Write out again exactly the lines from the one containing "Reproduce this chart" through the one containing "const yTicks = [0, 100, 200, 300, 400];", both included, and omit the pictures.
BEGIN Dataset excerpts
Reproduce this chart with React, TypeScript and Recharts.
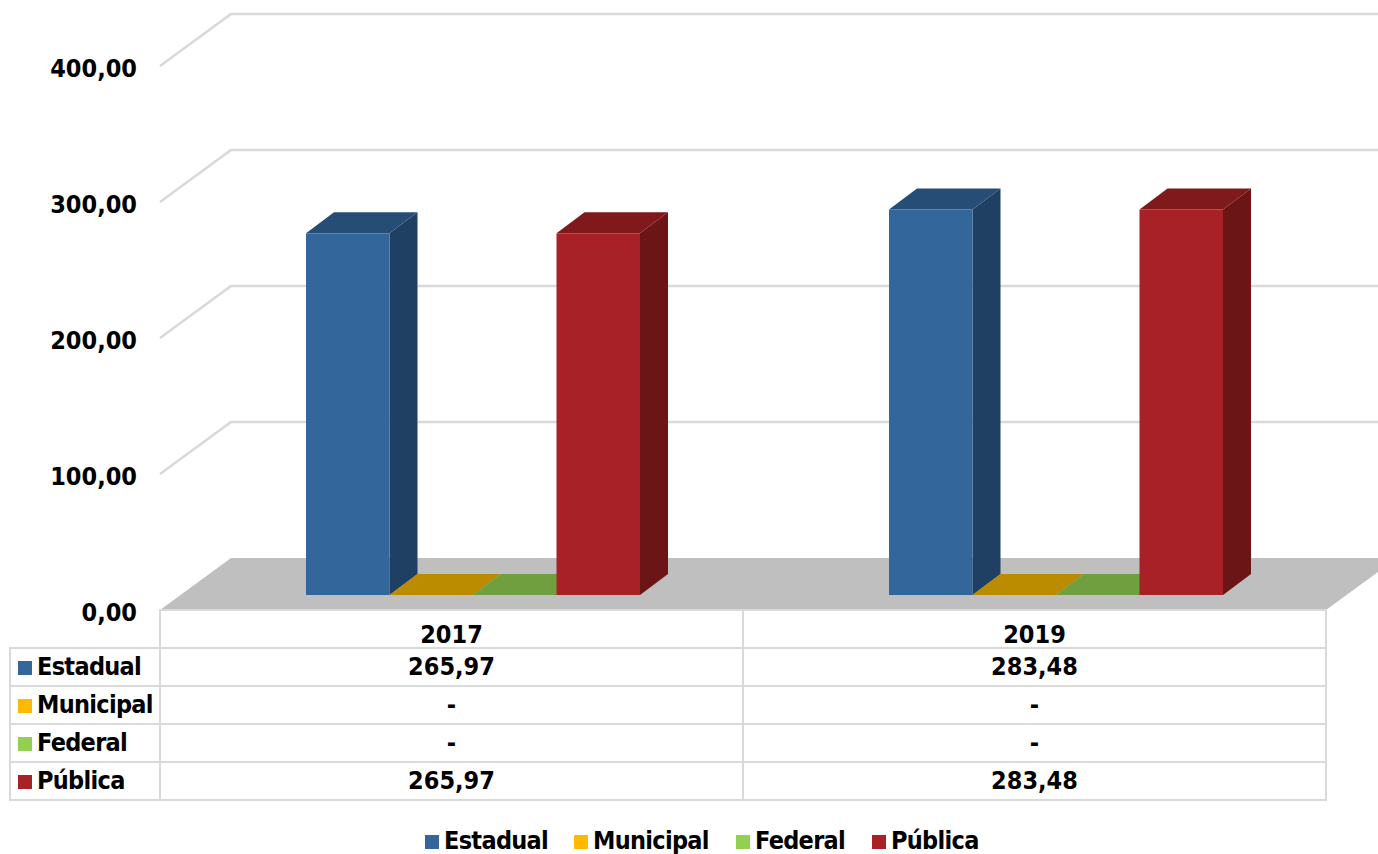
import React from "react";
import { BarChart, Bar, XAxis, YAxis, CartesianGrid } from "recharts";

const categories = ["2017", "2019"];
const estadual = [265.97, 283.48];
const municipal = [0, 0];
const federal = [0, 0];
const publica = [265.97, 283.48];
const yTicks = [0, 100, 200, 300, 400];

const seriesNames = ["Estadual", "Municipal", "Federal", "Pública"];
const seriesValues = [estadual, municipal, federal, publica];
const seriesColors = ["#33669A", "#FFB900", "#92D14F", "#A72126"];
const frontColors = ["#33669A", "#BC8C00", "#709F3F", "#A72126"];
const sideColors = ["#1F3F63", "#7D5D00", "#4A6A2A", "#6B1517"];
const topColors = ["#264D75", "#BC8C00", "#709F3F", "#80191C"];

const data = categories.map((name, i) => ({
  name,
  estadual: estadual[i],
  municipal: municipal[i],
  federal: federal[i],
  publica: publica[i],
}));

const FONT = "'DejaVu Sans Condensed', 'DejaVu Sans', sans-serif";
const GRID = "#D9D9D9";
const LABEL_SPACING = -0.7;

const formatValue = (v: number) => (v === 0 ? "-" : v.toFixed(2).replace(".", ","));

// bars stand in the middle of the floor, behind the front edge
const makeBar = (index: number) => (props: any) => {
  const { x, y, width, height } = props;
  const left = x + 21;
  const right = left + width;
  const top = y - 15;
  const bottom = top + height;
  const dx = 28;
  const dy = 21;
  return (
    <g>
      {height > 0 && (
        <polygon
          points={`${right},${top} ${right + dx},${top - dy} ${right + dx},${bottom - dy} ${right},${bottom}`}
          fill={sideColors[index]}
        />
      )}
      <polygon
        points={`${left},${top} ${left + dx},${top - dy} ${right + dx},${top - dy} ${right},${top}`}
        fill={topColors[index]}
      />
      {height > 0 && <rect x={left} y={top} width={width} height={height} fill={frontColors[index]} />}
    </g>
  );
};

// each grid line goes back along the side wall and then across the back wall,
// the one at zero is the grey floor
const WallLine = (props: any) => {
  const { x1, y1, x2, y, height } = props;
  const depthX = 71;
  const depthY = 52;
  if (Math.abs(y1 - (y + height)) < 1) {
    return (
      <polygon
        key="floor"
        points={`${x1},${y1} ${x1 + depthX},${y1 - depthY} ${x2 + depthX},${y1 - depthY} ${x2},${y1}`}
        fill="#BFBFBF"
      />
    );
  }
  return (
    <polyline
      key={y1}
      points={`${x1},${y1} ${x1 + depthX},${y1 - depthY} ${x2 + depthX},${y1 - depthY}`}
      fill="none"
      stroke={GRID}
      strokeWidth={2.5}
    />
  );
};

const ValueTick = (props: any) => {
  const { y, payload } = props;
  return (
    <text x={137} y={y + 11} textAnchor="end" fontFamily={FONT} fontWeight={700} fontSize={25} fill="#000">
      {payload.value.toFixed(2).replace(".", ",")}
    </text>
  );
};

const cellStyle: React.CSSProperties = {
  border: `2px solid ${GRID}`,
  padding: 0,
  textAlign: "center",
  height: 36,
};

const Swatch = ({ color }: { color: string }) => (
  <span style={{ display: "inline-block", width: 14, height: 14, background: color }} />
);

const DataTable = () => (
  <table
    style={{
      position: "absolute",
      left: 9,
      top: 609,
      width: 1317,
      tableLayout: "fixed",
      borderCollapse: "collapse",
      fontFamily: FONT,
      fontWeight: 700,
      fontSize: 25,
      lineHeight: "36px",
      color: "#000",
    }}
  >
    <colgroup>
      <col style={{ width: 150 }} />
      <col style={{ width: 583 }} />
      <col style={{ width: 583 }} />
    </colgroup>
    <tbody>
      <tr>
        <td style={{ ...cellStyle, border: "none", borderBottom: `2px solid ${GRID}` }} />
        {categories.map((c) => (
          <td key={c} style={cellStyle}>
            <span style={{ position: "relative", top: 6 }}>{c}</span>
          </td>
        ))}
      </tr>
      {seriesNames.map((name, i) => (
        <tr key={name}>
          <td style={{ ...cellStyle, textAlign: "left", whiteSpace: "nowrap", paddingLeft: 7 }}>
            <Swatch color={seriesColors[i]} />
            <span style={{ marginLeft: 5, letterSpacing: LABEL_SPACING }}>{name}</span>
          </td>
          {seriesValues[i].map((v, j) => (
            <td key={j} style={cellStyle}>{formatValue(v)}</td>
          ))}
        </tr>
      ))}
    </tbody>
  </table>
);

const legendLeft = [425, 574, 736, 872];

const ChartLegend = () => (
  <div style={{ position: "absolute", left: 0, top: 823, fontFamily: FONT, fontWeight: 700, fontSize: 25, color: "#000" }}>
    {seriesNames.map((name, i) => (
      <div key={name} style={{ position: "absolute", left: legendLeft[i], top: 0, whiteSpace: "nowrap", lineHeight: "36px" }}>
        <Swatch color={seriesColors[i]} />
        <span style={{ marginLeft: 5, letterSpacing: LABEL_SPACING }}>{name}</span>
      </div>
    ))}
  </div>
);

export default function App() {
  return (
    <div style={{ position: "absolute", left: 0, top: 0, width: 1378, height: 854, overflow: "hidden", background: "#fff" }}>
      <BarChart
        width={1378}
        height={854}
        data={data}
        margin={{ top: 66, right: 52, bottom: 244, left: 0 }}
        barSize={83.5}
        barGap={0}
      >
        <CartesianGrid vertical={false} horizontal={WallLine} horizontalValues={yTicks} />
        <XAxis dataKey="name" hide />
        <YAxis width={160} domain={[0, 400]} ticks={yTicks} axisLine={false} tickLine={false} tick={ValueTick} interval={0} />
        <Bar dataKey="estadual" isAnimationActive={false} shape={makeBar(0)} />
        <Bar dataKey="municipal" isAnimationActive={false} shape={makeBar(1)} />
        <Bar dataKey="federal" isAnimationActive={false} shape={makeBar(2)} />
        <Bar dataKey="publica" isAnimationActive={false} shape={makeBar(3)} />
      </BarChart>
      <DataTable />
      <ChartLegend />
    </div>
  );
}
END Dataset excerpts
BEGIN Dataset excerpts
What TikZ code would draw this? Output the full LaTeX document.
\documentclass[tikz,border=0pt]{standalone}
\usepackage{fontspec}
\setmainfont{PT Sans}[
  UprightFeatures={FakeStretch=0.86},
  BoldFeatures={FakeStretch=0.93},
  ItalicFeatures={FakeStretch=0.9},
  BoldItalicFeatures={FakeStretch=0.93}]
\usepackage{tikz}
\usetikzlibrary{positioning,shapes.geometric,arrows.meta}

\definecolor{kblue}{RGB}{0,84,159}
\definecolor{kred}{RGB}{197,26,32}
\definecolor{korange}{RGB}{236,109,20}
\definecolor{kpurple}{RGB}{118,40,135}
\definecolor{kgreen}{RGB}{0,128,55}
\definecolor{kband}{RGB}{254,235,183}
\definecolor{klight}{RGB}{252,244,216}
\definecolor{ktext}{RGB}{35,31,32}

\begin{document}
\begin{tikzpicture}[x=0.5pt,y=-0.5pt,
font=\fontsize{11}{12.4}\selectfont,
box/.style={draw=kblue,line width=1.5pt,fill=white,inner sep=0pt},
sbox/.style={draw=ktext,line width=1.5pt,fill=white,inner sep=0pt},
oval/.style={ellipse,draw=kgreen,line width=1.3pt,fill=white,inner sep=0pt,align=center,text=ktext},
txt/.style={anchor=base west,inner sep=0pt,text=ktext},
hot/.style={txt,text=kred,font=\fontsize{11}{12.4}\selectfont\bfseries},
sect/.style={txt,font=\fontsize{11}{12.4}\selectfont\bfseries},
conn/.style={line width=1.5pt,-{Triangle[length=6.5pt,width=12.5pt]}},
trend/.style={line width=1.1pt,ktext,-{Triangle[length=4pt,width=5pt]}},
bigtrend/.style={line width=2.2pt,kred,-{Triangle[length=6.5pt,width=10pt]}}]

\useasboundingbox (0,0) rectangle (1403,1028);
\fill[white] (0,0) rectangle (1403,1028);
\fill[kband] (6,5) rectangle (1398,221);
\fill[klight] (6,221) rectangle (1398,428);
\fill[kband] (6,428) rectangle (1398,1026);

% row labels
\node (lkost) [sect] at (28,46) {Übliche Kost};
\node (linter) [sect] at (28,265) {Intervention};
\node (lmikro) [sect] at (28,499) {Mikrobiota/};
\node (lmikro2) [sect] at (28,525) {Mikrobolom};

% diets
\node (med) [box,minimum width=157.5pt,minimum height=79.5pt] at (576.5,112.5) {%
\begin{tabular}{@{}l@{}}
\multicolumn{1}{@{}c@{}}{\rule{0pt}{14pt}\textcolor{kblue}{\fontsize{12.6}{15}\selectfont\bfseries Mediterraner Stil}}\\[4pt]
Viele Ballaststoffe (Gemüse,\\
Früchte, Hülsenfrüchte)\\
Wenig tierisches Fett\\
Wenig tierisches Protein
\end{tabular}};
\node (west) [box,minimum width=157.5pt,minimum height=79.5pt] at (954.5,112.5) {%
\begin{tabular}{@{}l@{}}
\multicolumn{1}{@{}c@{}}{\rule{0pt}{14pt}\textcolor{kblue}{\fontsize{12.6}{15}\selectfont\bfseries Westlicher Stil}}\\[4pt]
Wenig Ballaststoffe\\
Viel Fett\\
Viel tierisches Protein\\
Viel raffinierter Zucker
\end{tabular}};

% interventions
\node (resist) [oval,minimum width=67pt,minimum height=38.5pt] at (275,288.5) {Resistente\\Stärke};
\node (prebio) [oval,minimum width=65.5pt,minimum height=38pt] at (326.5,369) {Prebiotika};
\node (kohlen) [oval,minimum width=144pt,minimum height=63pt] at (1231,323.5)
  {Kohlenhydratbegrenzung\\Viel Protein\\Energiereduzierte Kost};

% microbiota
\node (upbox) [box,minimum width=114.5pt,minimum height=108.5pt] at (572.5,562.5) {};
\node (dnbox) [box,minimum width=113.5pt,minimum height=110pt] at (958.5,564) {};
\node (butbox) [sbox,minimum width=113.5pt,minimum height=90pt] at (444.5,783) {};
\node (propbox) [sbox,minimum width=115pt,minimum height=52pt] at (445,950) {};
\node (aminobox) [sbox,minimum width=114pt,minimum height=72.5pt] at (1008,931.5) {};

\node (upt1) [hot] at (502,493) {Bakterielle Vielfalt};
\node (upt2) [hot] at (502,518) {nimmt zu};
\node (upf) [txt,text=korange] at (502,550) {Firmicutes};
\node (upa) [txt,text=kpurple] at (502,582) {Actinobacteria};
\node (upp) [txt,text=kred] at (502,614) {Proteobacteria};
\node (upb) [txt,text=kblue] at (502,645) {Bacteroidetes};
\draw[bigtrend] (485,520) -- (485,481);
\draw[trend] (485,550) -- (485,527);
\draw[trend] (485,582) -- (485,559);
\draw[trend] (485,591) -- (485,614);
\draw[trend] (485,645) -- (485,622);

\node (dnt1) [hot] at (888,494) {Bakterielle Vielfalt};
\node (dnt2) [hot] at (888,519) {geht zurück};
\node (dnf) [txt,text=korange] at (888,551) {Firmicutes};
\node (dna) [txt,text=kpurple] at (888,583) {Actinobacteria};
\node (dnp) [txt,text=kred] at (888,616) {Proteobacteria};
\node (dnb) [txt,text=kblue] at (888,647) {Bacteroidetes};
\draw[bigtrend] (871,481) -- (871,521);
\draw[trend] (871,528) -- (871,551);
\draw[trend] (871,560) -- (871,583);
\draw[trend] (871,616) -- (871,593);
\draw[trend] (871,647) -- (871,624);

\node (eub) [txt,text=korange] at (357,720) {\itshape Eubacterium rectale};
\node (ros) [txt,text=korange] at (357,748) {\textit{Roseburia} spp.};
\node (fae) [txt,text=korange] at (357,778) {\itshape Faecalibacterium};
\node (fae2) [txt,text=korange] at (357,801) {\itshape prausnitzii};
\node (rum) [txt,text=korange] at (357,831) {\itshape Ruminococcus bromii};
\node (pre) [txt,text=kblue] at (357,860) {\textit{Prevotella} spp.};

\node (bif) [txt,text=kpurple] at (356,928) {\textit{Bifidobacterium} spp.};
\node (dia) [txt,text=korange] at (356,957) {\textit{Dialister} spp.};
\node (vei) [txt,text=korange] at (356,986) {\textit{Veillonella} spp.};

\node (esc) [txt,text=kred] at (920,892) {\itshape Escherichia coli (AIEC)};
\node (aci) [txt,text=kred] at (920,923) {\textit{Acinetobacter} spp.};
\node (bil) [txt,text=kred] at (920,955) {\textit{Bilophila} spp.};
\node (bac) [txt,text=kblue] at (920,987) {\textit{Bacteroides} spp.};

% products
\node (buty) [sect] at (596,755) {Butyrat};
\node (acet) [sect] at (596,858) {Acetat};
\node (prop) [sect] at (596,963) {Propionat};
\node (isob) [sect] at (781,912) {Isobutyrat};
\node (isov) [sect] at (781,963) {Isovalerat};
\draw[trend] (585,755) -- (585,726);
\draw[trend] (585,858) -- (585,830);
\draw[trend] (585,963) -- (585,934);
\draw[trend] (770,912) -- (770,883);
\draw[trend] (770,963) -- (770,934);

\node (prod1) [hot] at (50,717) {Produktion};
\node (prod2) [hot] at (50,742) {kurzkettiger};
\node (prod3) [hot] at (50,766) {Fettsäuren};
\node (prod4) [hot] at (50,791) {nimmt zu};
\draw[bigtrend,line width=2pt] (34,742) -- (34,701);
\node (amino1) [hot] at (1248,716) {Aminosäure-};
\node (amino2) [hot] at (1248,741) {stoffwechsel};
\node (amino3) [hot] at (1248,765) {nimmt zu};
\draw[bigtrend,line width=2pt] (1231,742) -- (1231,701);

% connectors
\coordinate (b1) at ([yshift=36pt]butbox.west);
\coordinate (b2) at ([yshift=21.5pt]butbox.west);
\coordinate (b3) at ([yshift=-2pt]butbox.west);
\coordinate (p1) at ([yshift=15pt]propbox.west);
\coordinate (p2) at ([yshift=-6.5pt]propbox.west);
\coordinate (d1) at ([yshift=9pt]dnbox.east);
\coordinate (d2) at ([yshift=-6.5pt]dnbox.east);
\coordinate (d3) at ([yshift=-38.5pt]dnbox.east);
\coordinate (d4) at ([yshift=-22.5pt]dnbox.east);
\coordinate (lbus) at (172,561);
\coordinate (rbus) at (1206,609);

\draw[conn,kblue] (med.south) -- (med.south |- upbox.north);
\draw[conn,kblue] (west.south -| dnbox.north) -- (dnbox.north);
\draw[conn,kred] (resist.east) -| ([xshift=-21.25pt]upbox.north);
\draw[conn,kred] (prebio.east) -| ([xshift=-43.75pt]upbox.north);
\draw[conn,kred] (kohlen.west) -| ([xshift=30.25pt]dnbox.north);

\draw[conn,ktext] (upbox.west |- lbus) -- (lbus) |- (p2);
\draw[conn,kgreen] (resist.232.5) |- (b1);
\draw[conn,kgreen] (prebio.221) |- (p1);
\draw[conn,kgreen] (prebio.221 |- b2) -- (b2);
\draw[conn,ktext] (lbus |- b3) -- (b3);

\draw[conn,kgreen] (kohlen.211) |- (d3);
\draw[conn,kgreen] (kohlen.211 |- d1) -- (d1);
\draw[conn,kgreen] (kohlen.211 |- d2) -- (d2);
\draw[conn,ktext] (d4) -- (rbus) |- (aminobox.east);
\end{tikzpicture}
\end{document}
END Dataset excerpts
BEGIN Dataset excerpts
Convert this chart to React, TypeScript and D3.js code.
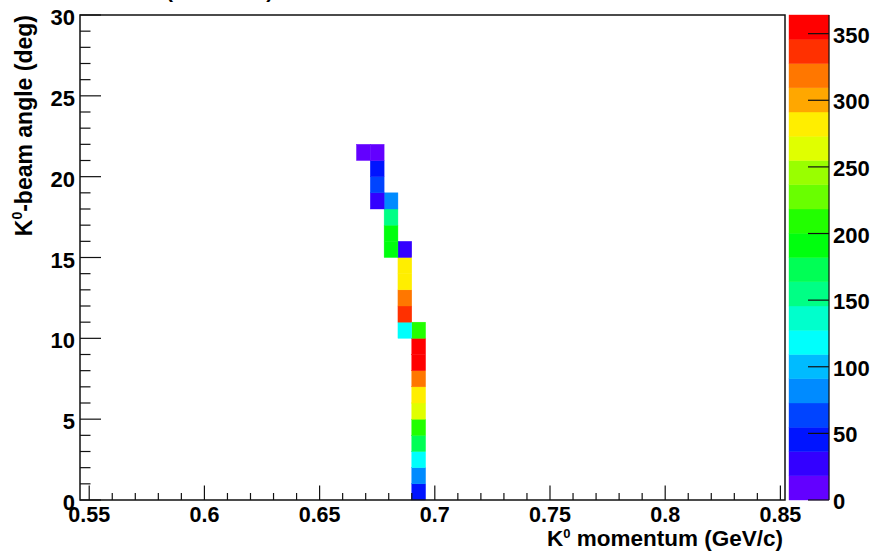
END Dataset excerpts
> _Full solution_
Reproduce this chart with React, TypeScript and Recharts.
import React from "react";
import { BarChart, Bar, XAxis, YAxis, CartesianGrid } from "recharts";

const categories = ["2017", "2019"];
const estadual = [265.97, 283.48];
const municipal = [0, 0];
const federal = [0, 0];
const publica = [265.97, 283.48];
const yTicks = [0, 100, 200, 300, 400];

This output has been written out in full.